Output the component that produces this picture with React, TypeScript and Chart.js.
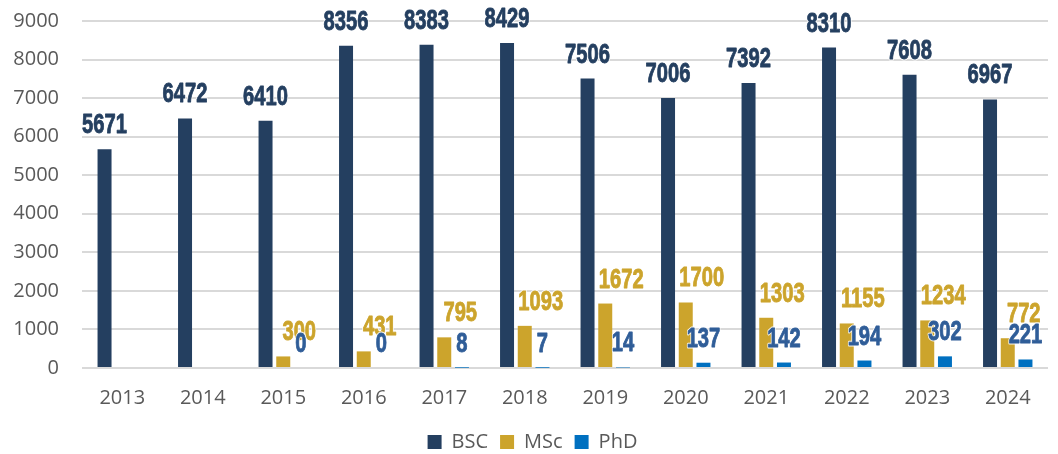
import React, { useEffect, useRef } from "react";
import { Chart, registerables } from "chart.js";

Chart.register(...registerables);

const years = ["2013", "2014", "2015", "2016", "2017", "2018", "2019", "2020", "2021", "2022", "2023", "2024"];
const bscValues = [5671, 6472, 6410, 8356, 8383, 8429, 7506, 7006, 7392, 8310, 7608, 6967];
const mscValues = [null, null, 300, 431, 795, 1093, 1672, 1700, 1303, 1155, 1234, 772];
const phdValues = [null, null, 0, 0, 8, 7, 14, 137, 142, 194, 302, 221];
const yTickValues = [0, 1000, 2000, 3000, 4000, 5000, 6000, 7000, 8000, 9000];

const seriesNames = ["BSC", "MSc", "PhD"];
const barColors = ["#243F60", "#CCA42C", "#0070C0"];
const labelColors = ["#243F60", "#CCA42C", "#2F5D98"];
const labelShiftX = [0, 16, 0];

const valueLabelPlugin = {
  id: "valueLabels",
  afterDatasetsDraw(chart: any) {
    const ctx = chart.ctx;
    chart.data.datasets.forEach((ds: any, di: number) => {
      const meta = chart.getDatasetMeta(di);
      if (meta.hidden) return;
      meta.data.forEach((bar: any, i: number) => {
        const v = ds.data[i];
        if (v === null || v === undefined) return;
        const { x, y } = bar.getProps(["x", "y"], true);
        ctx.save();
        ctx.translate(x + labelShiftX[di], y - 16);
        ctx.scale(0.72, 1);
        ctx.font = "bold 28px 'Liberation Sans'";
        ctx.textAlign = "center";
        ctx.textBaseline = "alphabetic";
        ctx.lineJoin = "round";
        ctx.lineWidth = 3;
        ctx.strokeStyle = "rgba(255,255,255,0.85)";
        ctx.strokeText(String(v), 0, 0);
        ctx.lineWidth = 0.9;
        ctx.strokeStyle = labelColors[di];
        ctx.strokeText(String(v), 0, 0);
        ctx.fillStyle = labelColors[di];
        ctx.fillText(String(v), 0, 0);
        ctx.restore();
      });
    });
  },
};

const legendShiftPlugin = {
  id: "legendShift",
  afterLayout(chart: any) {
    if (chart.legend) {
      chart.legend.left += 8.5;
      chart.legend.right += 8.5;
    }
  },
};

export default function App() {
  const canvasRef = useRef<HTMLCanvasElement | null>(null);

  useEffect(() => {
    if (!canvasRef.current) return;
    const seriesData = [bscValues, mscValues, phdValues];
    const chart = new Chart(canvasRef.current, {
      type: "bar",
      data: {
        labels: years,
        datasets: seriesData.map((d, i) => ({
          label: seriesNames[i],
          data: d,
          backgroundColor: barColors[i],
          borderWidth: 0,
          categoryPercentage: 0.66,
          barPercentage: 0.79,
        })),
      },
      options: {
        responsive: false,
        animation: false,
        layout: { padding: { top: 21, left: 0, right: 10, bottom: -8 } },
        plugins: {
          tooltip: { enabled: false },
          legend: {
            position: "bottom",
            labels: {
              font: { family: "'Open Sans'", size: 20 },
              color: "#595959",
              boxWidth: 14,
              boxHeight: 14,
              padding: 12,
            },
          },
        },
        scales: {
          x: {
            grid: { display: false, drawTicks: false },
            border: { display: false },
            ticks: {
              font: { family: "'Open Sans'", size: 20 },
              color: "#595959",
              padding: 18,
              maxRotation: 0,
            },
            afterFit: (s: any) => {
              s.height = 52;
            },
          },
          y: {
            min: 0,
            max: 9000,
            grid: {
              color: "#D9D9D9",
              lineWidth: 2,
              drawTicks: true,
              tickLength: 23,
              tickColor: "rgba(0,0,0,0)",
            },
            border: { display: false },
            ticks: {
              font: { family: "'Open Sans'", size: 20 },
              color: "#595959",
              padding: 0,
              callback: (v: any) => String(v),
            },
            afterBuildTicks: (s: any) => {
              s.ticks = yTickValues.map((v) => ({ value: v }));
            },
            afterFit: (s: any) => {
              s.width = 82;
            },
          },
        },
      },
      plugins: [valueLabelPlugin, legendShiftPlugin],
    });
    return () => chart.destroy();
  }, []);

  return (
    <div style={{ position: "absolute", left: 0, top: 0, width: 1058, height: 454, background: "#fff" }}>
      <canvas ref={canvasRef} width={1058} height={454} style={{ display: "block" }} />
    </div>
  );
}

### WORK REQUIRED
Return all lines with the word "React" in them.

### RESPONSE TO THIS TASK
Output the component that produces this picture with React, TypeScript and Chart.js.
import React, { useEffect, useRef } from "react";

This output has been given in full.